Gainesville High and Wood's Mill Learning Academy spend time talking about crime when students review the Code of Conduct, and all three schools have schoolwide programs about crime prevention.

According to the data, students were sent to tribunal in 2010-2011 for behaviors related to bullying, drugs, fighting and theft, among others.

Youngblood said the maximum number of days students can be suspended from school is 10.

Holding a tribunal depends on the behavior. Weapons charges bring automatic tribunal, but others may not.

She said if a hearing is necessary, it begins with the school presenting the case to a panel of three people. The panel includes Youngblood and administrators from other schools.

The panel determines the student's guilt and then the punishment.

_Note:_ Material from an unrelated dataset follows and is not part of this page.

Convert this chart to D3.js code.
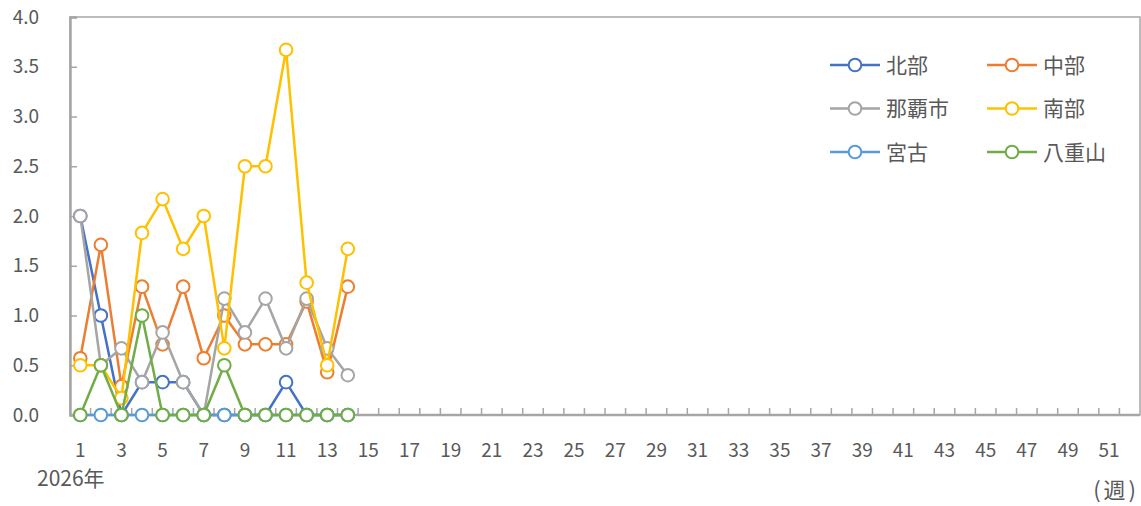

Superintendent Merrianne Dyer said she first recognized the need for improvement in 2007 when she saw more than 70 middle school students at the alternative school, then housed at Fair Street International Baccalaureate World School.

"I was alarmed at the number of students there and that they did not have a good plan in place to keep up with their schoolwork," Dyer said.

Without such a plan, students went to tribunals and were sent to the alternative school. When they returned to their home school, they were usually behind in some way.

The school system began working with new computer programs and the University of California-Los Angeles to pilot new ways to prevent crime in schools using positive behavior support.

"You do actions that reinforce motivation in schools," Dyer said.

"You can address, mitigate and get rid of bad behavior by doing interesting things in the classroom."

No data was presented for students at the elementary level.

"Tribunals are very rare at the elementary school, because of how young the students are and they haven't learned a lot," Youngblood said. "It's extremely unusual to have a child before middle school be sent to tribunal."

Regardless of the student's age, Youngblood said it's important these days to keep kids on track from the start.

"A lot of the incidents now are stopped so much quicker," she said. "Schools are more aggressive about issues earlier on."